**Problem description**:
Restate, exactly and without pictures, the lines from the start of the listing below through the line holding "from bokeh.resources import INLINE".

Start

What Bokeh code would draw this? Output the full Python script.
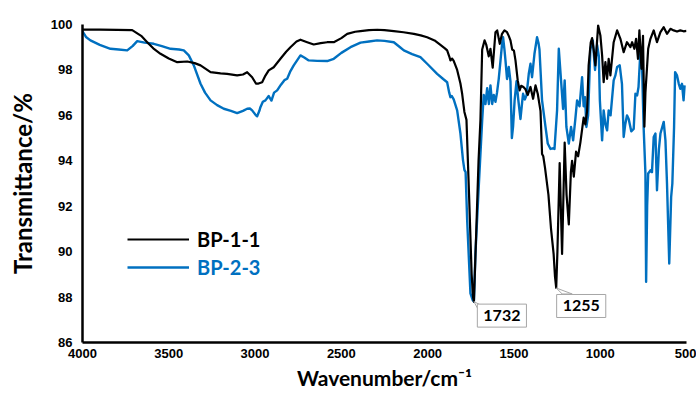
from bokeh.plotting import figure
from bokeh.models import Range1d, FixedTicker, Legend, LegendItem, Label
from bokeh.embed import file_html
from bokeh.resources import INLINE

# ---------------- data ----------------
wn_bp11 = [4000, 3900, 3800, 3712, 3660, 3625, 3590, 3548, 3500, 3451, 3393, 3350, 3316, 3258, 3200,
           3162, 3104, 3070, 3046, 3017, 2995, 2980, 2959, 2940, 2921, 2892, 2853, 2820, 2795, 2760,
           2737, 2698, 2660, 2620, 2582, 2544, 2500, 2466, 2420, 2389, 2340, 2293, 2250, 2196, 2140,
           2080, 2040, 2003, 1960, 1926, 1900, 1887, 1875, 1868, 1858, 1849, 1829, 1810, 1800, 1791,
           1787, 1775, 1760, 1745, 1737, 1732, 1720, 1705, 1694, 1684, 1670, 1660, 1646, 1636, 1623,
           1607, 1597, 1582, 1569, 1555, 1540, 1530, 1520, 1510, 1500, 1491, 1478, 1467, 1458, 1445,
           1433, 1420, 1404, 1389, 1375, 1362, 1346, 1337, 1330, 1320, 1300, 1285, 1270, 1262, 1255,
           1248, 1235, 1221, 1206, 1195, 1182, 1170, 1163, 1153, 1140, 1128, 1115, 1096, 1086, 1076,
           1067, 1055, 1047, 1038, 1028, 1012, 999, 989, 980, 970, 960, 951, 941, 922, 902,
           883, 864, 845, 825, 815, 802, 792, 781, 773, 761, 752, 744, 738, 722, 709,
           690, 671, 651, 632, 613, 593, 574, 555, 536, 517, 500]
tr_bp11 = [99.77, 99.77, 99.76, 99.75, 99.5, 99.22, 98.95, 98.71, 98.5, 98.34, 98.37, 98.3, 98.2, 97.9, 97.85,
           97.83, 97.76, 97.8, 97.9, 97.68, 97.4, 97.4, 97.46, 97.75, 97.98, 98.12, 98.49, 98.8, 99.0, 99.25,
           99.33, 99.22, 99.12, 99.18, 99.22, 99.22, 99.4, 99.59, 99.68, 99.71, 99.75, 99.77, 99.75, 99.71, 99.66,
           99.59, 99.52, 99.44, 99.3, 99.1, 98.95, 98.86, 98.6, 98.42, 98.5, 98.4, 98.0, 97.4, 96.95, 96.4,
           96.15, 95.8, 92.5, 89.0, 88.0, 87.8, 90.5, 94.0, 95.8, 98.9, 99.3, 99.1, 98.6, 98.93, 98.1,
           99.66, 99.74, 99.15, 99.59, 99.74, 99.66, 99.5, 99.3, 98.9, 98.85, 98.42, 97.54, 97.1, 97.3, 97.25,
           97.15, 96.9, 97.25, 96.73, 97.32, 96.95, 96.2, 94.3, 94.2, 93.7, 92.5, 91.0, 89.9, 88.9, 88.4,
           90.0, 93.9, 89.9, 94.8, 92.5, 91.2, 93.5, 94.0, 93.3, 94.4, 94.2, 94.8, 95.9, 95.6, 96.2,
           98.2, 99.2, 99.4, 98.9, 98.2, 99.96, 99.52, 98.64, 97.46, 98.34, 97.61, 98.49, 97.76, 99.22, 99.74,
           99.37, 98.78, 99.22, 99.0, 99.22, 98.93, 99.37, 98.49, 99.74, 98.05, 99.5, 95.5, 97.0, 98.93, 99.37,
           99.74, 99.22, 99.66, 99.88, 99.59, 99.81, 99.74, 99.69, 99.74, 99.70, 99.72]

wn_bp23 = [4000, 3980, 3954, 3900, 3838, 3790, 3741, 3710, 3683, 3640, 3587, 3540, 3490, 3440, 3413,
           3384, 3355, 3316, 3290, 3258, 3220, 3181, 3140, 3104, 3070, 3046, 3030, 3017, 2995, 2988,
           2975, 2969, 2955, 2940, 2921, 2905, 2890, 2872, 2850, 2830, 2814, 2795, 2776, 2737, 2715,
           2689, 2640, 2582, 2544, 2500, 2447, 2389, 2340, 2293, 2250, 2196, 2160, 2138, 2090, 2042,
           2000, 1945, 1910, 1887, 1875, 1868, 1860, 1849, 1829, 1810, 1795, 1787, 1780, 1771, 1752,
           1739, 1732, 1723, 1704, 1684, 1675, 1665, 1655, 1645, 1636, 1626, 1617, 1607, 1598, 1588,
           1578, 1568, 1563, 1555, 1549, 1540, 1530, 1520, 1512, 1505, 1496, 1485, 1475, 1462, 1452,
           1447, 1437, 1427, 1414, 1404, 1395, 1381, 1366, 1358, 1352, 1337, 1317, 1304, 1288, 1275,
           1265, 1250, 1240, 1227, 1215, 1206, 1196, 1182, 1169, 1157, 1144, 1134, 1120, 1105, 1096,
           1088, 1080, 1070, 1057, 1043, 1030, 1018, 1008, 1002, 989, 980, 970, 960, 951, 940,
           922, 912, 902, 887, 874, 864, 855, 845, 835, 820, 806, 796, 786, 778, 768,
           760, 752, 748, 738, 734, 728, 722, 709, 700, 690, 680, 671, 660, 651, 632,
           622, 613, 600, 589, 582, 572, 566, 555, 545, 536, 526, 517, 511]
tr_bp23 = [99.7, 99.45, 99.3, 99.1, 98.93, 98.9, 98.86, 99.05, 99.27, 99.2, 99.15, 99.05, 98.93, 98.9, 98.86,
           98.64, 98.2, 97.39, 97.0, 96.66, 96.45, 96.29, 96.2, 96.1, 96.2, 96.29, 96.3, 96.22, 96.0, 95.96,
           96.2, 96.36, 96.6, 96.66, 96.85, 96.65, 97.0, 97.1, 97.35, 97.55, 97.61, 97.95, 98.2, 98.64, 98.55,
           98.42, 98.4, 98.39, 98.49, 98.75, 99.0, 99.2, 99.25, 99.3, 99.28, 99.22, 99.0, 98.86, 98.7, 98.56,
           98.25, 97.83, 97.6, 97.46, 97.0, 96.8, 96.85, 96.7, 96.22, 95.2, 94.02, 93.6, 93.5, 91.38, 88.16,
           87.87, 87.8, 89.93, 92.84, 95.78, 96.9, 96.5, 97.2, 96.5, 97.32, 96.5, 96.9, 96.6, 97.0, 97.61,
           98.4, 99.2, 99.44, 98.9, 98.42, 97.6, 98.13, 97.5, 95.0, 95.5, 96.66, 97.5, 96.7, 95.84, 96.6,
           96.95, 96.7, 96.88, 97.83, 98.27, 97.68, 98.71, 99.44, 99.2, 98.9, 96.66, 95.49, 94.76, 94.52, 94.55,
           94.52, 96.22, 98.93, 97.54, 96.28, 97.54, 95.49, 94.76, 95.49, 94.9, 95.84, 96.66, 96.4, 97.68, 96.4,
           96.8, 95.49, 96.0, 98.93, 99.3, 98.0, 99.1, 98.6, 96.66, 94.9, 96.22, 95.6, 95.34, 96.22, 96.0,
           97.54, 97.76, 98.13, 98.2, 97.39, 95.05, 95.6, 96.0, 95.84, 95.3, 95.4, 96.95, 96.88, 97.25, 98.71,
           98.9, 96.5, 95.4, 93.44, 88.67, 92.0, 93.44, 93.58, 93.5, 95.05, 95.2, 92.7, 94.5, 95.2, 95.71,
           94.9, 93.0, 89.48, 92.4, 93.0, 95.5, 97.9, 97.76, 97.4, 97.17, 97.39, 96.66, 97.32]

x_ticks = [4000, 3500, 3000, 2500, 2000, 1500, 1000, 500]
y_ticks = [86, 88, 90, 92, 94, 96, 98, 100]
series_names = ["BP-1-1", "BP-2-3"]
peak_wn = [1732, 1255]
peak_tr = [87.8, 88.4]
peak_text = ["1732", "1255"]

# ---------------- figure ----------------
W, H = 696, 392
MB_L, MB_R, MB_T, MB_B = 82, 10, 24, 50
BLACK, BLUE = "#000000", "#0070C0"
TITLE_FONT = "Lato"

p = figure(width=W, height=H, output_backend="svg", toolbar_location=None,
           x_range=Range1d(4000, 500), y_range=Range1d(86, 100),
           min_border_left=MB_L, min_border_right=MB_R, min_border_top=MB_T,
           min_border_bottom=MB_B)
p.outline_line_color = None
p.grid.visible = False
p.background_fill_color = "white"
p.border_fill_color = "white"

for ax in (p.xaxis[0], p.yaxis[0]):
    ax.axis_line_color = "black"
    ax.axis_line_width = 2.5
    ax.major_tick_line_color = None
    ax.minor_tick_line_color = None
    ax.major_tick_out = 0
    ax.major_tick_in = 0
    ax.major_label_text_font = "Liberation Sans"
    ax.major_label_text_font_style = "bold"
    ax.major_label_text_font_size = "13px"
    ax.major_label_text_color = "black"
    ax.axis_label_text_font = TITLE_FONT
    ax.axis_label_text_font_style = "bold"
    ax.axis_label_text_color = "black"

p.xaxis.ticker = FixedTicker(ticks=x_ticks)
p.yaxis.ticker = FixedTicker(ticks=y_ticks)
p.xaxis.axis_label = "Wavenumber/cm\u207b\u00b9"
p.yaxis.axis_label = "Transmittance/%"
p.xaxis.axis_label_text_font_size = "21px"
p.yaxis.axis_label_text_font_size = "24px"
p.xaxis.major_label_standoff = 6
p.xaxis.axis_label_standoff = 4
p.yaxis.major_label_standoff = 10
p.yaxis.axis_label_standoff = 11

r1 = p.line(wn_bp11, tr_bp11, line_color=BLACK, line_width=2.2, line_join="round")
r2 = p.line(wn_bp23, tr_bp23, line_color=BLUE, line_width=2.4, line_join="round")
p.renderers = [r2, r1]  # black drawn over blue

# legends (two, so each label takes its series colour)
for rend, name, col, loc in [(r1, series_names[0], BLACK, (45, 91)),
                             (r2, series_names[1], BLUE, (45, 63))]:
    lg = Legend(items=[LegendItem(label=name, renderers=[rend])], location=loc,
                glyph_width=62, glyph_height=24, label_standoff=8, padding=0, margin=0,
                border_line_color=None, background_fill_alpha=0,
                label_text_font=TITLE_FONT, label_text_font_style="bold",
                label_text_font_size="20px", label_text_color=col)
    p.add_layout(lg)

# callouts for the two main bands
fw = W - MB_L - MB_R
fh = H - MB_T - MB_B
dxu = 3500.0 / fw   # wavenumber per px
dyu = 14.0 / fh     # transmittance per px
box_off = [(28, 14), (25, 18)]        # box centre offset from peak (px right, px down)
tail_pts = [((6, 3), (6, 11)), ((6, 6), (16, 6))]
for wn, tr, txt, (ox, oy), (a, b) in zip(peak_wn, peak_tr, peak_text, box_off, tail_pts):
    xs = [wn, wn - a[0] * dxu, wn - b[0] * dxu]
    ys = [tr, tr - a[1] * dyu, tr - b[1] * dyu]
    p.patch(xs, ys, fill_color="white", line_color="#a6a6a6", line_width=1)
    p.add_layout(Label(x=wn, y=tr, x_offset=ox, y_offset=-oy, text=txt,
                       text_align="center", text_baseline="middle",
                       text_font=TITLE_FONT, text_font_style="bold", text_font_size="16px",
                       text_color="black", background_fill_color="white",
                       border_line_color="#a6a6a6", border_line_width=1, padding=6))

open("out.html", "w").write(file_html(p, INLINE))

End

**The reply**:
What Bokeh code would draw this? Output the full Python script.
from bokeh.plotting import figure
from bokeh.models import Range1d, FixedTicker, Legend, LegendItem, Label
from bokeh.embed import file_html
from bokeh.resources import INLINE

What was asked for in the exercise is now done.